Oh btw, while this intense conversation is happening, Adhiraj and Tanya have arrived and all the kids start dancing to Nagada Sang Dhol (INCLUDING ADHIRAJ which is EXACTLY as awkward as you imagine it is). Can’t even screencap, I’m telling you. Avdhoot is genuinely at least in lust with Tanya? (YUCK) Harry is giving him advice upar se! Matlab MEN ARE TRASH. He was beaten up not 4 hours ago for being an almost-rapist. I hope Adhiraj beats both Avdhoot and Harry up solid (I won’t even consider it police brutality).
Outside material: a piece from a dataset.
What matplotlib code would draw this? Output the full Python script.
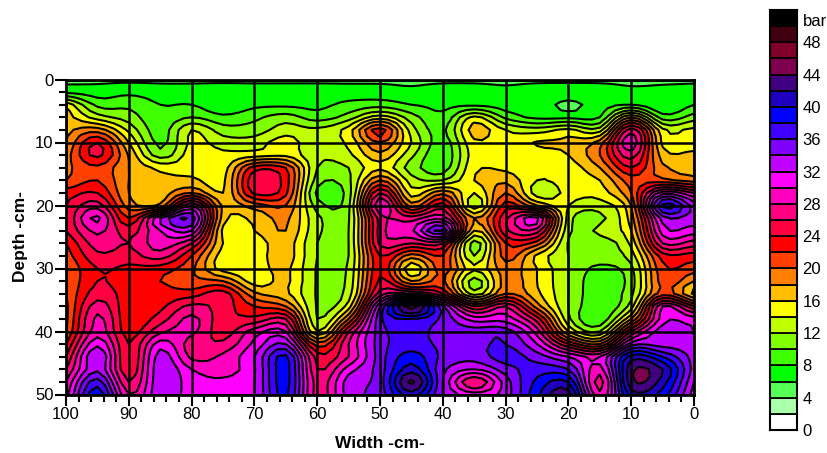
import numpy as np
import matplotlib
matplotlib.use("Agg")
import matplotlib.pyplot as plt
from matplotlib.colors import ListedColormap, BoundaryNorm

plt.rcParams["font.family"] = ["Liberation Sans", "DejaVu Sans"]

widths = [100, 95, 90, 85, 80, 75, 70, 65, 60, 55, 50, 45, 40, 35, 30, 25, 20, 15, 10, 5, 0]
depths = list(range(0, 52, 2))

# pressure read per width column, depth 0 to 50 in steps of 2
w100 = [5.5, 7.5, 15.5, 17, 17.5, 18, 19, 19.5, 20, 23, 24, 24, 24, 22, 21, 20, 20, 20, 19.5, 19.5, 20, 22, 24, 26, 28, 29]
w95 = [5.5, 7, 9.5, 13, 19, 24, 24.5, 21.5, 22, 24, 27, 30.5, 28.5, 27, 25.5, 24, 24, 25, 27, 28.5, 29, 31.5, 34, 33.5, 37, 39.5]
w90 = [5.5, 7.5, 9.5, 11, 13.5, 16, 17.8, 18, 18, 18, 19, 22, 25, 26, 25, 23.5, 22.8, 23, 22.5, 22.5, 23, 24, 24, 24.5, 26, 28]
w85 = [5.5, 7, 8, 8.5, 9, 9.5, 11, 15.5, 16.5, 17, 18.5, 32, 30, 29, 27, 23, 22, 23, 23.5, 25, 27.5, 31, 33, 33.5, 33.5, 33.5]
w80 = [5.5, 7, 8, 10, 14, 14.5, 15, 15.2, 16.5, 20, 30, 35.5, 32, 26, 22, 20.5, 20.5, 23, 26.5, 28.5, 28.5, 27, 27.5, 30, 31, 31]
w75 = [5.5, 7, 6.5, 8.5, 11, 13, 14.5, 15, 15.5, 16, 17.5, 17, 15.5, 16, 15, 15, 20, 25, 25, 24.7, 25, 26.5, 28.5, 29, 30.5, 31]
w70 = [5.5, 7, 7.5, 9.5, 11, 13, 15, 23, 25.5, 24.5, 19, 16.5, 16, 15, 15, 15, 15, 18.5, 22, 24.5, 29, 30.5, 32, 31.8, 32, 32]
w65 = [5.5, 7, 7.5, 11, 13, 15, 15.5, 22, 23, 22.5, 20, 18.5, 18, 17, 17, 16.5, 16.5, 16.5, 20, 26, 30, 34, 38.5, 39, 39, 38.5]
w60 = [5.5, 7, 7.5, 9, 12.5, 12.5, 12.5, 12, 11, 9.5, 11, 12.5, 12.5, 12, 12, 11.8, 11.8, 11.8, 11.8, 12, 14, 21, 25, 26, 27, 27]
w55 = [5.5, 7, 8.5, 11, 15, 14.5, 13.5, 12, 11.5, 11, 11.5, 11.8, 12, 12, 12, 12.3, 12.5, 13, 15, 20, 26, 28, 28, 31, 33, 33]
w50 = [5.5, 7, 9, 15, 23, 20, 17.5, 15.5, 20, 26, 30, 27, 27, 26.5, 24, 23.5, 24.5, 27, 34, 35.5, 35, 35, 35, 35, 35, 35]
w45 = [5.5, 6.5, 8, 11, 13, 14, 12.5, 11, 13, 15, 19, 27, 29.5, 26, 19, 14.5, 18, 28, 45, 38, 37, 37, 39, 41, 44.5, 41]
w40 = [5.5, 7, 7.5, 8.5, 9.5, 9, 8.5, 9, 12, 19.5, 25, 29, 36, 26, 22, 21, 20.5, 24, 34.5, 35.5, 35, 35.5, 35.5, 34.5, 34, 34]
w35 = [5.5, 7, 7.5, 14.5, 17, 15.5, 15, 15.5, 16, 14, 12.5, 18, 16, 11, 12, 14.5, 11, 13, 24, 31, 35, 35.5, 34.8, 32, 26, 31]
w30 = [5.5, 6.5, 7, 9.5, 14, 14.5, 15, 15.5, 17.5, 20, 23, 25.5, 25.5, 22, 21, 19, 19, 20, 28, 31, 35, 36, 37, 35, 33, 33]
w25 = [5.5, 7, 7, 7.5, 13, 16.2, 15, 14.5, 14, 13, 18, 30.5, 27, 21, 15.5, 16, 16, 16.5, 19, 25, 29, 32, 35, 37, 38.5, 39.5]
w20 = [5.5, 7, 5.5, 7.5, 14.5, 16.5, 16, 15, 15, 14.5, 14, 13, 12.5, 11.8, 12, 12, 12, 12, 12, 12.5, 16, 24, 32, 36, 40, 43]
w15 = [5.5, 7, 7, 8, 13, 19, 20, 18, 16, 15, 13, 11.5, 12.5, 11, 11, 9.5, 8.6, 8.6, 8.6, 8.6, 12, 20, 30, 29, 27, 28.5]
w10 = [5.5, 6.5, 8, 18, 27, 29.5, 27, 24, 21, 20, 18, 17, 16, 14.5, 13, 11.5, 11, 11.5, 13, 18, 26, 33, 41, 43.5, 43.5, 41]
w5 = [5.5, 6.5, 6, 9, 14.5, 15.5, 17, 18.5, 20.5, 31, 38.5, 33, 31, 28, 23, 21.5, 21, 21, 30, 31, 33, 33, 38, 42, 41, 39]
w0 = [5.5, 7, 8, 11, 14.5, 15, 16.5, 17, 19, 28, 33, 33, 31, 27, 23, 21, 18, 15.5, 24, 31, 32, 33, 33, 33, 32, 31]

levels = list(range(0, 54, 2))
colors = ["#ffffff", "#aaffaa", "#55ff55", "#00ff00", "#40ff00", "#80ff00", "#bfff00", "#ffff00",
          "#ffbf00", "#ff8000", "#ff4000", "#ff0000", "#ff0040", "#ff0080", "#ff00bf", "#ff00ff",
          "#bf00ff", "#8000ff", "#4000ff", "#0000ff", "#2000bf", "#400080", "#800050", "#80002a",
          "#400010", "#000000"]
legend_ticks = [0, 4, 8, 12, 16, 20, 24, 28, 32, 36, 40, 44, 48]


def smooth_axis(z, n):
    # Catmull-Rom along axis 0 so contours are rounded like the gridding software's
    p = np.vstack([2 * z[0] - z[1], z, 2 * z[-1] - z[-2]])
    out = []
    for i in range(1, len(z)):
        for t in np.arange(n) / n:
            out.append(0.5 * (2 * p[i] + (p[i + 1] - p[i - 1]) * t
                              + (2 * p[i - 1] - 5 * p[i] + 4 * p[i + 1] - p[i + 2]) * t ** 2
                              + (3 * p[i] - p[i - 1] - 3 * p[i + 1] + p[i + 2]) * t ** 3))
    out.append(z[-1])
    return np.array(out)


grid = np.column_stack([w100, w95, w90, w85, w80, w75, w70, w65, w60, w55, w50, w45, w40,
                        w35, w30, w25, w20, w15, w10, w5, w0])
fine = smooth_axis(smooth_axis(grid, 2).T, 4).T
fine_x = np.linspace(100, 0, fine.shape[1])
fine_y = np.linspace(0, 50, fine.shape[0])

cmap = ListedColormap(colors)
norm = BoundaryNorm(levels, cmap.N)

fig = plt.figure(figsize=(8.28, 4.53), dpi=100)
ax = fig.add_axes([66 / 828, 1 - 394.5 / 453, 628 / 828, 315 / 453])

ax.contourf(fine_x, fine_y, fine, levels=levels, cmap=cmap, norm=norm, extend="both")
ax.contour(fine_x, fine_y, fine, levels=levels, colors="black", linewidths=1.5)

ax.set_xlim(100, 0)
ax.set_ylim(50, 0)
ax.set_xticks(range(0, 101, 10))
ax.set_yticks(range(0, 51, 10))
ax.set_xticks(range(0, 101, 2), minor=True)
ax.set_yticks(range(0, 51, 2), minor=True)
ax.tick_params(which="major", length=8, width=1.5, labelsize=12, pad=1)
ax.tick_params(which="minor", length=5, width=1.5)
ax.grid(True, which="major", color="black", linewidth=1.8)
ax.set_axisbelow(False)
for s in ax.spines.values():
    s.set_linewidth(2)
ax.set_xlabel("Width -cm-", fontsize=12.5, fontweight="bold", labelpad=10)
ax.set_ylabel("Depth -cm-", fontsize=12.5, fontweight="bold", labelpad=5)

# colour key
cax = fig.add_axes([770 / 828, 1 - 430 / 453, 27 / 828, 420 / 453])
for i, c in enumerate(colors):
    cax.bar(0.5, levels[i + 1] - levels[i], bottom=levels[i], width=1, color=c,
            edgecolor="black", linewidth=1.3)
cax.set_xlim(0, 1)
cax.set_ylim(0, 52)
cax.set_xticks([])
cax.yaxis.tick_right()
cax.set_yticks(legend_ticks + [50.7])
cax.set_yticklabels([str(t) for t in legend_ticks] + ["bar"], fontsize=12)
cax.tick_params(length=0, pad=4)
for s in cax.spines.values():
    s.set_linewidth(1.5)

fig.savefig("out.png", dpi=100)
Where is Ila, man? Why is she missing the awkward fun?
Also, I was mistaken. Everyone is aware of everyone’s identities, it seems. There is no surprise at Adhiraj’s appearance and Avdhoot clearly knows Tanya is his sister so they know he’s Dheeru’s son? Dheeru also had figured out that the girl he met on the road is Anami of Lal Mahal. I dunno, I may have missed stuff when I tried to catch up on 40 episodes together. But then why were Pujan and Baldev treating Adhiraj as just a CBI officer when he brought Anami home after the chemistry lab accident? Surely they should’ve brought up his connection to Dheeru to taunt him better?
Possible continuity errors, methinks. ANyWay, tomorrow we have nutty Sudha’s desperate bid to force Anami’s hand and come to Lal Mahal by trying to commit fake suicide. Fun. Not. Honestly, Sudha and Baldev deserve each other and Satarupa needs an intense, powerful, interesting man who has some conflict of interest with her but is also drawn to her. And while we deserve decent women friendships, I also am teetering on shipping Anami and Poonam because that was some relationship-y symbolism in the beginning. 
Whatevs man, just give me Satarupa and Anami (and Gayatri) dealing sick burns to the men and I don’t care about anything else.